After you’ve created your Pipeline, you’ll need to begin by creating at least one PCollection in some form. The PCollection you create serves as the input for the first operation in your pipeline.

Creation

  1. Reading from an extternal source
  2. Creating a PCollection from in-memory data

PCollection characteristics

A PCollection is owned by the specific Pipeline object for which it is created; multiple pipelines cannot share a PCollection. In some respects, a PCollection functions like a collection class. However, a PCollection can differ in a few key ways:

  1. Element type: Elements of a PCollection may be of any type.Beam need to be able to encode each individual element as a byte string (so elements can be passed around to distributed workers).
  2. Immutability: A PCollection is immutable. Once created, you cannot add, remove, or change individual elements. A Beam Transform might process each element of a PCollection and generate new pipeline data (as a new PCollection), but it does not consume or modify the original input collection.
  3. Random access: A PCollection does not support random access to individual elements. Instead, Beam Transforms consider every element in a PCollection individually.
  4. Size and boundedness: A PCollection is a large, immutable “bag” of elements. There is no upper limit on how many elements a PCollection can contain; any given PCollection might fit in memory on a single machine, or it might represent a very large distributed data set backed by a persistent data store.

A PCollection can be either bounded or unbounded in size. A bounded PCollection represents a data set of a known, fixed size, while an unbounded PCollection represents a data set of unlimited size. Whether a PCollection is bounded or unbounded depends on the source of the data set that it represents. Reading from a batch data source, such as a file or a database, creates a bounded PCollection. Reading from a streaming or continously-updating data source, such as Pub/Sub or Kafka, creates an unbounded PCollection (unless you explicitly tell it not to).

The bounded (or unbounded) nature of your PCollection affects how Beam processes your data. A bounded PCollection can be processed using a batch job, which might read the entire data set once, and perform processing in a job of finite length. An unbounded PCollection must be processed using a streaming job that runs continuously, as the entire collection can never be available for processing at any one time.

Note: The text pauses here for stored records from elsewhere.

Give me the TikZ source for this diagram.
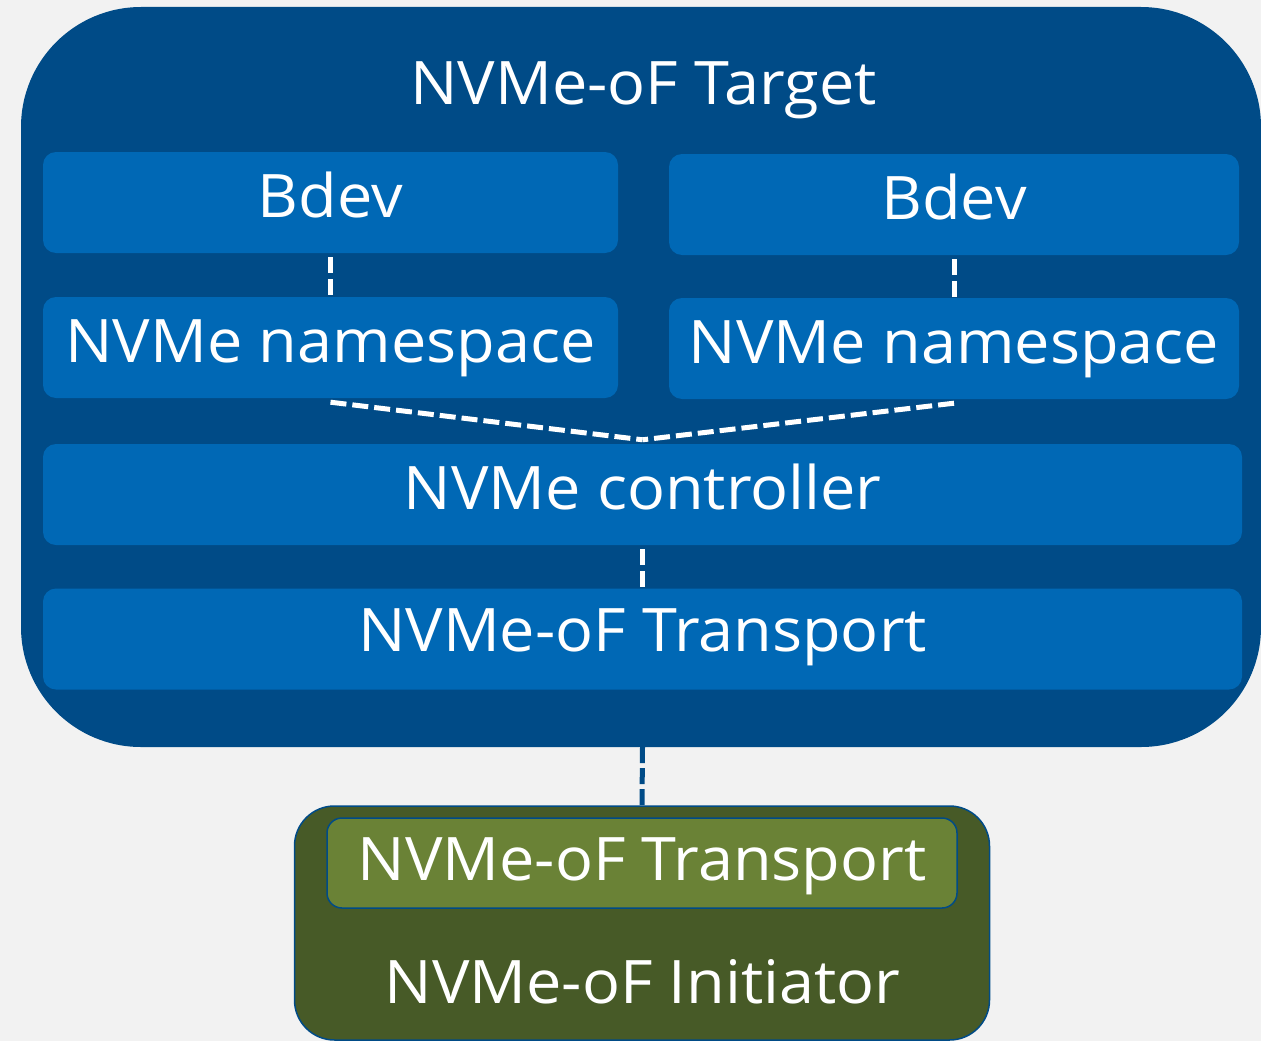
\documentclass[tikz,border=0pt]{standalone}
\usepackage{fontspec}
\setmainfont{Open Sans}[FakeStretch=1.05]
\usetikzlibrary{calc}
\definecolor{pagebg}{HTML}{F2F2F2}
\definecolor{targetblue}{HTML}{004B87}
\definecolor{layerblue}{HTML}{0068B5}
\definecolor{initdark}{HTML}{475A27}
\definecolor{initlight}{HTML}{6A8236}
\tikzset{
  lbl/.style={text=white, font=\fontsize{60}{70}\selectfont, inner sep=0pt},
  layer/.style={lbl, fill=layerblue, rounded corners=13pt, minimum height=101pt,
                text height=30pt, text depth=0pt},
  link/.style={white, line width=5pt, dash pattern=on 16pt off 6pt},
  uplink/.style={targetblue, line width=5pt, dash pattern=on 16pt off 5pt},
}
\begin{document}
\begin{tikzpicture}[x=1pt, y=-1pt]
  % canvas
  \fill[pagebg] (0,0) rectangle (1261,1041);
  \useasboundingbox (0,0) rectangle (1261,1041);

  % target container
  \node[fill=targetblue, rounded corners=120pt, minimum width=1240pt, minimum height=740pt, inner sep=0pt]
    (target) at (641,377) {};
  \node[lbl, anchor=base] (targetTitle) at (643.5,104) {NVMe-oF Target};

  % target layers
  \node[layer, minimum width=575pt] (bdevL) at (330.5,202.5) {Bdev};
  \node[layer, minimum width=570pt] (bdevR) at (954,204.5) {Bdev};
  \node[layer, minimum width=575pt] (nsL) at (330.5,347.5) {NVMe namespace};
  \node[layer, minimum width=570pt] (nsR) at (954,348.5) {NVMe namespace};
  \node[layer, minimum width=1199pt] (ctrl) at (642.5,494.5) {NVMe controller};
  \node[layer, minimum width=1199pt, text height=24pt] (trT) at (642.5,639) {NVMe-oF Transport};

  % initiator
  \node[fill=initdark, draw=targetblue, line width=1.5pt, rounded corners=40pt,
        minimum width=695pt, minimum height=234pt, inner sep=0pt] (init) at (642,923) {};
  \node[lbl, fill=initlight, draw=targetblue, line width=1.5pt, rounded corners=15pt,
        minimum width=630pt, minimum height=90pt, text height=34pt, text depth=0pt]
    (trI) at (642,863) {NVMe-oF Transport};
  \node[lbl, anchor=base] (initTitle) at (642.5,1003) {NVMe-oF Initiator};

  % connectors
  \coordinate (ctrlTop) at ($(ctrl.north)+(0,-4)$);
  \draw[link, shorten <=4pt] (bdevL.south) -- (nsL.north);
  \draw[link, shorten <=4pt] (bdevR.south) -- (nsR.north);
  \draw[link] ($(nsL.south)+(0,4)$) -- (ctrlTop);
  \draw[link] ($(nsR.south)+(0,4)$) -- (ctrlTop);
  \draw[link, shorten <=4pt] (ctrl.south) -- (trT.north);
  \draw[uplink] (trT.south |- target.south) -- (init.north);
\end{tikzpicture}
\end{document}
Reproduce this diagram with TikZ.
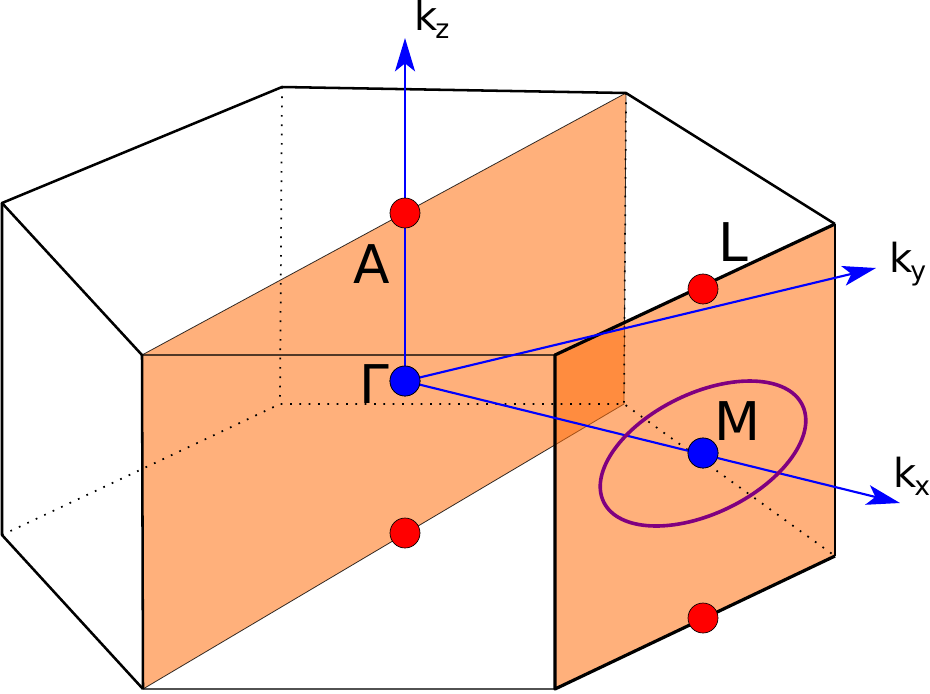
\documentclass[tikz,border=0pt]{standalone}
\usepackage{fontspec}
\setmainfont{DejaVu Sans}
\usetikzlibrary{arrows.meta}
\definecolor{planeorange}{HTML}{FF6F0E}
\definecolor{orbitpurple}{HTML}{800080}
\newcommand{\ksub}[1]{k\kern-1.5pt\raisebox{-6pt}{\fontsize{20}{20}\selectfont #1}}
\begin{document}
\begin{tikzpicture}[x=0.75pt, y=-0.75pt,
    edge/.style = {draw=black, line width=1.9pt, line join=round},
    heavy/.style = {draw=black, line width=2.4pt, line join=round},
    faint/.style = {draw=black, draw opacity=0.68, line width=1.8pt},
    hidden/.style = {draw=black, line width=1.3pt, dash pattern=on 1.3pt off 5.7pt},
    plane/.style = {fill=planeorange, fill opacity=0.55, draw=black, draw opacity=0.8, line width=0.6pt},
    axis/.style = {draw=blue, line width=1.6pt, -{Stealth[length=25pt, width=15pt, inset=6pt]}},
    point/.style = {draw=black, line width=0.5pt, circle, inner sep=0pt, minimum size=22.5pt},
    big/.style = {font=\fontsize{40}{40}\selectfont, inner sep=0pt, text=black},
    small/.style = {font=\fontsize{30}{30}\selectfont, inner sep=0pt, text=black, anchor=base west}]
    \useasboundingbox (0,0) rectangle (930,693);
    % corners of the cell
    \coordinate (t1) at (2,203);
    \coordinate (t2) at (282,87);
    \coordinate (t3) at (626,93);
    \coordinate (t4) at (835,224);
    \coordinate (t5) at (555,355);
    \coordinate (t6) at (142,355);
    \coordinate (b1) at (2,535);
    \coordinate (b2) at (280,404);
    \coordinate (b3) at (624,404);
    \coordinate (b4) at (835,556);
    \coordinate (b5) at (555,689);
    \coordinate (b6) at (143,689);
    % orange planes
    \fill[plane] (t6) -- (t3) -- (b3) -- (b6) -- cycle;
    \fill[plane, draw=none] (t5) -- (t4) -- (b4) -- (b5) -- cycle;
    % hidden edges
    \draw[hidden] (t2) -- (b2);
    \draw[hidden] (t3) -- (b3);
    \draw[hidden] (b1) -- (b2) -- (b3) -- (b4);
    % visible edges
    \draw[faint] (t6) -- (t5);
    \draw[faint] (b6) -- (b5);
    \draw[edge] (t6) -- (t1) -- (t2) -- (t3) -- (t4);
    \draw[edge] (t1) -- (b1) -- (b6);
    \draw[edge] (t6) -- (b6);
    \draw[edge] (t4) -- (b4);
    \draw[heavy] (t4) -- (t5) -- (b5) -- (b4);
    % points
    \node[point, fill=blue] (G) at (405,381) {};
    \node[point, fill=blue] (M) at (703,453) {};
    \coordinate (kz) at (405,38);
    \coordinate (ky) at (876,268);
    \coordinate (kx) at (900,503);
    \draw[axis] (G) -- (kz);
    \draw[axis] (G) -- (ky);
    \draw[axis] (G) -- (kx);
    \draw[orbitpurple, line width=2.7pt, rotate around={26:(703,453.5)}] (703,453.5) ellipse [x radius=82.9pt, y radius=45pt];
    \node[point, fill=blue] at (G) {};
    \node[point, fill=blue] at (M) {};
    \node[point, fill=red] (A) at (405,213) {};
    \node[point, fill=red] (A2) at (405,533) {};
    \node[point, fill=red] (L) at (703,289) {};
    \node[point, fill=red] (L2) at (703,618) {};
    % labels
    \node[big] (lA) at (372,264) {A};
    \node[big] (lG) at (374,384) {Γ};
    \node[big] (lL) at (733,242) {L};
    \node[big] (lM) at (737,421) {M};
    \node[small] (lz) at (414,30) {\ksub{z}};
    \node[small] (ly) at (889,272) {\ksub{y}};
    \node[small] (lx) at (893,487) {\ksub{x}};
\end{tikzpicture}
\end{document}
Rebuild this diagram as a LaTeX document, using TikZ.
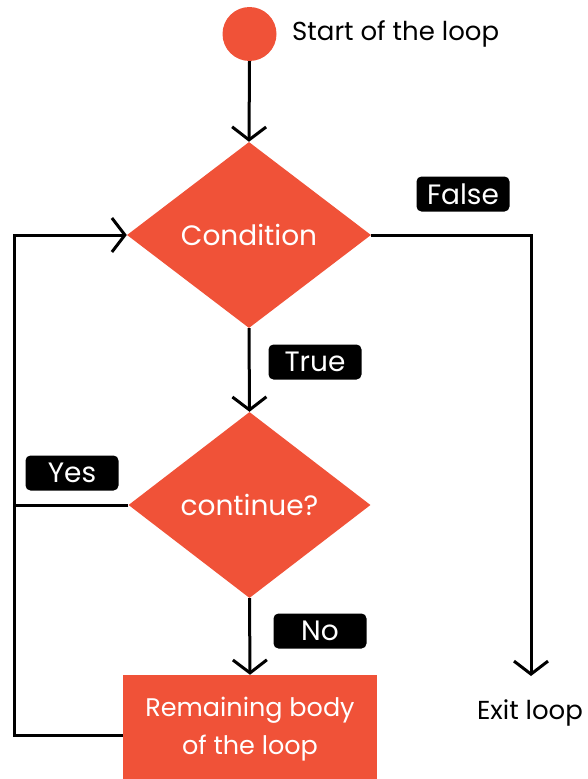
\documentclass[tikz,border=0pt]{standalone}
\usepackage{fontspec}
\setmainfont{Poppins}
\usetikzlibrary{shapes.geometric,arrows.meta}
\definecolor{flow}{RGB}{240,82,56}
\tikzset{
  every node/.style={font=\fontsize{26}{30}\selectfont},
  line/.style={line width=3pt, draw=black},
  arr/.style={line, -{Straight Barb[length=13pt,width=34pt]}},
  decision/.style={diamond, fill=flow, inner sep=0pt, minimum width=244pt, minimum height=186pt, text=white, font=\fontsize{28}{33}\selectfont},
  process/.style={rectangle, fill=flow, inner sep=0pt, minimum width=254pt, minimum height=108pt, text=white, align=center, font=\fontsize{25.5}{38}\selectfont},
  tag/.style={rectangle, rounded corners=5pt, fill=black, text=white, minimum width=93pt, minimum height=35pt, inner sep=0pt, font=\fontsize{28}{30}\selectfont},
  plain/.style={text=black, inner sep=0pt}
}
\begin{document}
\begin{tikzpicture}[x=1pt,y=-1pt]
\useasboundingbox (0,0) rectangle (587,779);
\node[circle, fill=flow, minimum size=54pt, inner sep=0pt] (start) at (249.5,34) {};
\node[plain, anchor=west] (starttxt) at (292,34) {Start of the loop};
\node[decision] (cond) at (249,235) {Condition};
\node[decision, minimum width=242pt] (cont) at (249.5,505) {continue?};
\node[process] (box) at (250,729) {Remaining body\\of the loop};
\node[tag] (false) at (463,194) {False};
\node[tag] (true) at (315,362) {True};
\node[tag] (yes) at (72,473) {Yes};
\node[tag] (no) at (320,631) {No};
\node[plain] (exit) at (530,713) {Exit loop};
\coordinate (exitend) at (531,676);
\draw[arr] (start.south) -- (cond.north);
\draw[arr] (cond.south) -- (cont.north);
\draw[arr] (cont.south) -- (box.north);
\draw[arr] (cond.east) -| (exitend);
\draw[arr] ([yshift=-6pt]box.west) -- ++(-108,0) |- (cond.west);
\draw[line] (cont.west) -- ++(-114.5,0);
\end{tikzpicture}
\end{document}
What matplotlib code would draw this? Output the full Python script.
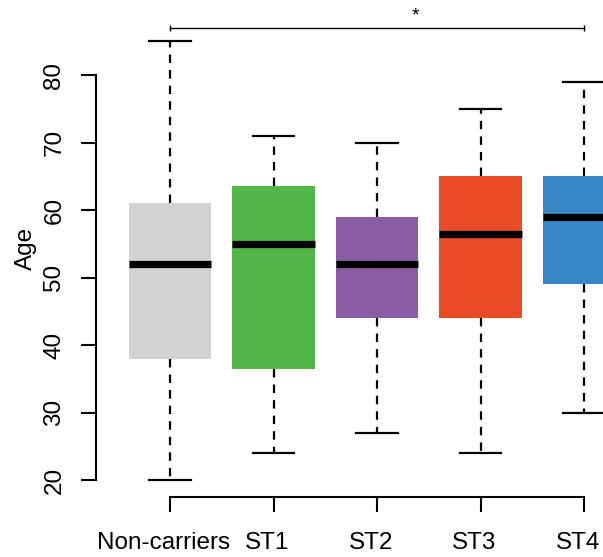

Beam uses windowing to divide a continuously updating unbounded PCollection into logical windows of finite size. These logical windows are determined by some characteristic associated with a data element, such as a timestamp. Aggregation transforms (such as GroupByKey and Combine) work on a per-window basis — as the data set is generated, they process each PCollection as a succession of these finite windows.

  1. Element timestamps Each element in a PCollection has an associated intrinsic timestamp. The timestamp for each element is initially assigned by the Source that creates the PCollection. Sources that create an unbounded PCollection often assign each new element a timestamp that corresponds to when the element was read or added.

PTransform

represents “manipulation/transformation” of data (PC): "mapped", "aggregated", "filtered"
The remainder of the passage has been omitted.